• [Recorded information]:
══════════

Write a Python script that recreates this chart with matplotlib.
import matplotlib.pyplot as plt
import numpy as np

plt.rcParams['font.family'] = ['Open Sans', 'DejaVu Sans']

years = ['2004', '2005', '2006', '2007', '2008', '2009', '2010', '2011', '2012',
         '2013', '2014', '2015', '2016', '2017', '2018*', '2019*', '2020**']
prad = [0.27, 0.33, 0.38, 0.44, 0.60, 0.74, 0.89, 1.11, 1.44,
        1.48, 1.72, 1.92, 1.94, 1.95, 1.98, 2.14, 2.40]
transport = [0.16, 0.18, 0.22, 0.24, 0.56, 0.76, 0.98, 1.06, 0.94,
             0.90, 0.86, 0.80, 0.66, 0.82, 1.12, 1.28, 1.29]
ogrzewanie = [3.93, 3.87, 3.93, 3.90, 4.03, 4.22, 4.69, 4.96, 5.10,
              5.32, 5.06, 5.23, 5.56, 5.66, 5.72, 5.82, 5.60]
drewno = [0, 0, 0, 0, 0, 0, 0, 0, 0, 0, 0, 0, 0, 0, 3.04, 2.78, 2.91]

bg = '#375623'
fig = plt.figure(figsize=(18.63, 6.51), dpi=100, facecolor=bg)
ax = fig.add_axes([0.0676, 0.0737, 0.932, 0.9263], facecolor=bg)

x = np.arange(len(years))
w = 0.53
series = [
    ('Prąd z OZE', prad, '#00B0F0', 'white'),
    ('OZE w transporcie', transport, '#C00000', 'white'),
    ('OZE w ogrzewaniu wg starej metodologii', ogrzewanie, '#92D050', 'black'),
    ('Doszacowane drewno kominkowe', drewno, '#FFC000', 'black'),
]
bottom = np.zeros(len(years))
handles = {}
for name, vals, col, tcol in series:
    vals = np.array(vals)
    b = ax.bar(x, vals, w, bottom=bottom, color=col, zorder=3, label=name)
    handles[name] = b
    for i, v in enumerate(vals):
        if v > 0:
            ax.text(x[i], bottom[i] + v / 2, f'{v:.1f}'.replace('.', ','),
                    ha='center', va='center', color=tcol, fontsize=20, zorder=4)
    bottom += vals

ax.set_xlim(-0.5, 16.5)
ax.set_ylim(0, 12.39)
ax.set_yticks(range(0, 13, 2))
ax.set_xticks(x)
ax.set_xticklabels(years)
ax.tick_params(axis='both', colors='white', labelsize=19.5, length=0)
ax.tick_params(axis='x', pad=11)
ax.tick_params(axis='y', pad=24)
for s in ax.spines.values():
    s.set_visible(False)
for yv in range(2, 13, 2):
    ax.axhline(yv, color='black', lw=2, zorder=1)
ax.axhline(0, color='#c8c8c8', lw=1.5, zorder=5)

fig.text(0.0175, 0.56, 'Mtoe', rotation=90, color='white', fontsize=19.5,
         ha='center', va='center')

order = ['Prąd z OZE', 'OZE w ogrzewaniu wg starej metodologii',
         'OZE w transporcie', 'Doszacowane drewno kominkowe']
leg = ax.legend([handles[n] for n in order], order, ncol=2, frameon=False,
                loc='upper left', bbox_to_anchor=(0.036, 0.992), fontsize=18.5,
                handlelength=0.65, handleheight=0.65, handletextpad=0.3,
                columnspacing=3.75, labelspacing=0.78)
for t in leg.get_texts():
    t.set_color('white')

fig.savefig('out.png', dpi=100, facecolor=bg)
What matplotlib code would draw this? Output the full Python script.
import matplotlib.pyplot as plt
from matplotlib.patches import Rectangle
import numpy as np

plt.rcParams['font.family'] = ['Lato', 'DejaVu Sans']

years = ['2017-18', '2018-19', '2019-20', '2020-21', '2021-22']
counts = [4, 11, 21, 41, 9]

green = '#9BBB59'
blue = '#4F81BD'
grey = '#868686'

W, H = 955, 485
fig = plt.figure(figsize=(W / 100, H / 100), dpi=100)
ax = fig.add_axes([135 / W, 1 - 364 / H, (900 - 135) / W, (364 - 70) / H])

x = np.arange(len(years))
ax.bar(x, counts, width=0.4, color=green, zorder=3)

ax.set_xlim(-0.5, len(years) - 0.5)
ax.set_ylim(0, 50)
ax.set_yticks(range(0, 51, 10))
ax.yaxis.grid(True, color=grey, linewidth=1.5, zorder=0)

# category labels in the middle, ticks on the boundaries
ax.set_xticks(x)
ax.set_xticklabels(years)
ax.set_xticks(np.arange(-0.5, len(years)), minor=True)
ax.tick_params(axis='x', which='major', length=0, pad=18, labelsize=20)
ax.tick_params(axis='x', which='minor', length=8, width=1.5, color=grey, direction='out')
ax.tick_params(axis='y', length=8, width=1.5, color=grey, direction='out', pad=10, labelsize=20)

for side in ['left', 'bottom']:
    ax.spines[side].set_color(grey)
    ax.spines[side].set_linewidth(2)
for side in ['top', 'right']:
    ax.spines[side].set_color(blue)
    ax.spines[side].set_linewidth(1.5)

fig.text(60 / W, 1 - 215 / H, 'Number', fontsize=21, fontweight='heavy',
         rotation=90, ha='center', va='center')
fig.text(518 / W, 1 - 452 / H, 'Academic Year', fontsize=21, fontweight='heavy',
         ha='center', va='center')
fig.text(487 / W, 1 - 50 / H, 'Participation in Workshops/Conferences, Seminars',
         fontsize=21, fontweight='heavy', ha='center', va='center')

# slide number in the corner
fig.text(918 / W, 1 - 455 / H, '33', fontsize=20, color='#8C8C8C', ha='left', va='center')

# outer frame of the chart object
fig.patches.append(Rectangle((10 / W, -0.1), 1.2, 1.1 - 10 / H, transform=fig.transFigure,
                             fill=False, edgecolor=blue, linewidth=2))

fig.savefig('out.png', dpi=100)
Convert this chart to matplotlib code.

══════════

• [Task goal]:
Of the lines above, extract only those from the line with "What matplotlib code" to the line with "ax.yaxis.grid(True, color=grey, linewidth=1.5, zorder=0)", both included, exactly as written.

• [Response]:
What matplotlib code would draw this? Output the full Python script.
import matplotlib.pyplot as plt
from matplotlib.patches import Rectangle
import numpy as np

plt.rcParams['font.family'] = ['Lato', 'DejaVu Sans']

years = ['2017-18', '2018-19', '2019-20', '2020-21', '2021-22']
counts = [4, 11, 21, 41, 9]

green = '#9BBB59'
blue = '#4F81BD'
grey = '#868686'

W, H = 955, 485
fig = plt.figure(figsize=(W / 100, H / 100), dpi=100)
ax = fig.add_axes([135 / W, 1 - 364 / H, (900 - 135) / W, (364 - 70) / H])

x = np.arange(len(years))
ax.bar(x, counts, width=0.4, color=green, zorder=3)

ax.set_xlim(-0.5, len(years) - 0.5)
ax.set_ylim(0, 50)
ax.set_yticks(range(0, 51, 10))
ax.yaxis.grid(True, color=grey, linewidth=1.5, zorder=0)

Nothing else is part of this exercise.